In 2008, Drew and I met. He was in transition after serving in Iraq with the Army National Guard. It wasn’t long before he moved in and started helping with the dogs. Together, we came up with the idea for “Life is labs.” and started selling t-shirts under that name to help support our homeless dogs.
In 2010, we rescued our first shelter dog. I just remember being in tears seeing all the dogs. To this day, it’s very difficult for me to hold back tears in a shelter. Coming from an area where this just doesn’t happen, it was very overwhelming. I expected to see a bunch of aggressive, unadoptable dogs. But it was exactly the opposite. I saw cage after cage and kennel after kennel with sweet adoptable dogs. It was then that we decided to start rescuing Labs, since that was our background. Tonya, a sweet yellow lab mix, was our first rescue. We placed her as a trained service dog with her amazing owner, Chris, a paraplegic.

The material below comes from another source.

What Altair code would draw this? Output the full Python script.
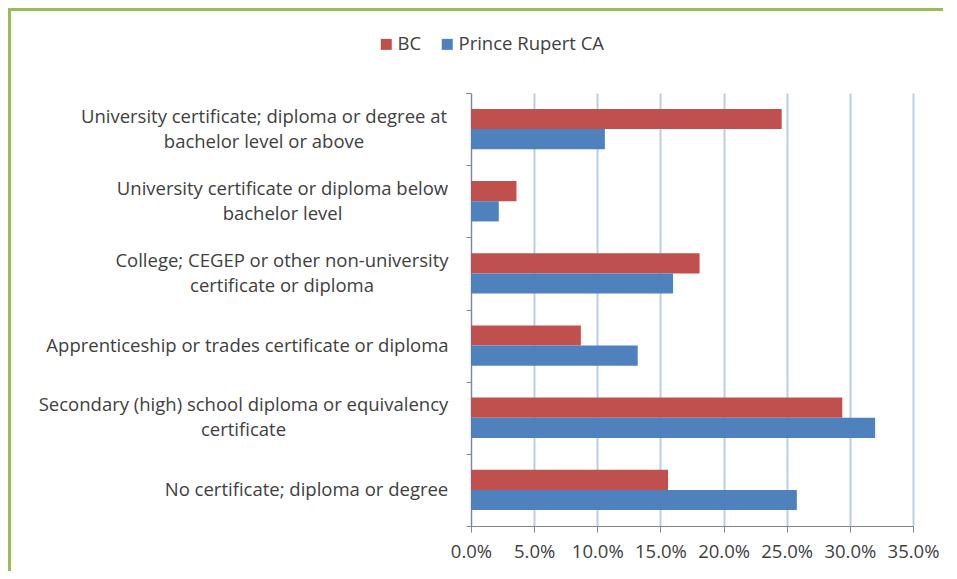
import altair as alt
import pandas as pd

categories = [
    "University certificate; diploma or degree at\nbachelor level or above",
    "University certificate or diploma below\nbachelor level",
    "College; CEGEP or other non-university\ncertificate or diploma",
    "Apprenticeship or trades certificate or diploma",
    "Secondary (high) school diploma or equivalency\ncertificate",
    "No certificate; diploma or degree",
]
series = ["BC", "Prince Rupert CA"]
bc_values = [0.246, 0.036, 0.181, 0.087, 0.294, 0.156]
pr_values = [0.106, 0.022, 0.160, 0.132, 0.320, 0.258]
x_ticks = [0, 0.05, 0.10, 0.15, 0.20, 0.25, 0.30, 0.35]

# layout only: distance (px) left of the axis to the centre of each label block
label_centre_x = [207, 188.5, 189, 223.5, 227.5, 164.5]

rows = []
for c, b, p in zip(categories, bc_values, pr_values):
    rows.append({"category": c, "series": series[0], "value": b})
    rows.append({"category": c, "series": series[1], "value": p})
df = pd.DataFrame(rows)

FONT = "Open Sans"
FS = 18.5
TXT = "#404040"
LH = 25
W, H = 442, 433
STEP = H / len(categories)
AXIS_GRAY = "#868686"

y_enc = alt.Y("category:N", sort=categories,
              scale=alt.Scale(paddingInner=0.44, paddingOuter=0.22),
              axis=alt.Axis(title=None, tickSize=5, tickOffset=STEP / 2, labels=False,
                            domainColor=AXIS_GRAY, tickColor=AXIS_GRAY, grid=False))

bars = alt.Chart(df).mark_bar().encode(
    y=y_enc,
    yOffset=alt.YOffset("series:N", sort=series),
    x=alt.X("value:Q", scale=alt.Scale(domain=[0, 0.35], nice=False),
            axis=alt.Axis(title=None, values=x_ticks, format=".1%", tickSize=6,
                          labelOverlap=False, labelFlush=False,
                          labelFont=FONT, labelFontSize=FS, labelColor=TXT, labelPadding=10,
                          domainColor=AXIS_GRAY, tickColor=AXIS_GRAY,
                          grid=True, gridColor="#B9CDEB", gridWidth=2)),
    color=alt.Color("series:N", sort=series,
                    scale=alt.Scale(domain=series, range=["#C0504D", "#4F81BD"]),
                    legend=alt.Legend(title=None, orient="none", direction="horizontal",
                                      legendX=-94, legendY=-58,
                                      symbolType="square", symbolSize=121,
                                      labelOffset=2,
                                      labelFont=FONT, labelFontSize=FS, labelColor=TXT,
                                      columnPadding=16, symbolStrokeWidth=0)),
)

label_layers = []
for c, cx in zip(categories, label_centre_x):
    n_lines = len(c.split("\n"))
    sub = pd.DataFrame({"category": [c]})
    label_layers.append(
        alt.Chart(sub).mark_text(align="center", baseline="middle", lineBreak="\n",
                                 lineHeight=LH, font=FONT, fontSize=FS, color=TXT,
                                 dy=-(n_lines - 1) * LH / 2).encode(
            y=alt.Y("category:N", sort=categories),
            x=alt.value(-cx),
            text="category:N",
        )
    )

top_tick = alt.Chart(df).mark_rule(color=AXIS_GRAY, strokeWidth=1).encode(
    x=alt.value(-5), x2=alt.value(0), y=alt.value(0.5))

frame_top = alt.Chart(df).mark_rule(color="#9BBB59", strokeWidth=3).encode(
    x=alt.value(-463), x2=alt.value(500), y=alt.value(-84))
frame_left = alt.Chart(df).mark_rule(color="#9BBB59", strokeWidth=3).encode(
    x=alt.value(-461.5), y=alt.value(-85), y2=alt.value(600))

chart = alt.layer(bars, *label_layers, top_tick, frame_top, frame_left).properties(
    width=W, height=H,
    autosize=alt.AutoSizeParams(type="none"),
    padding={"left": 463, "top": 85, "right": 30, "bottom": 45},
).configure_view(stroke=None)

chart.save("out.html", embed_options={"renderer": "svg", "actions": False})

My vision for our rescue has always been to serve dogs and people using our extensive background in behavior and training. When we started rescuing dogs, I wanted all of our dogs and adopters to experience the awesome life you can have with an off-leash trained dog. Our adoption programs include training for all of our healthy, adoptable dogs. I want our adopters to have peace of mind and I want our dogs to be safe and enjoyable in any situation — as well as to enjoy life with their families because they are so well-behaved!
I hope and pray every day that the tools we have developed, the services we provide and our level of care and compassion can help contribute to ending the homeless pet crisis. I am excited about the opportunities that await us as we grow!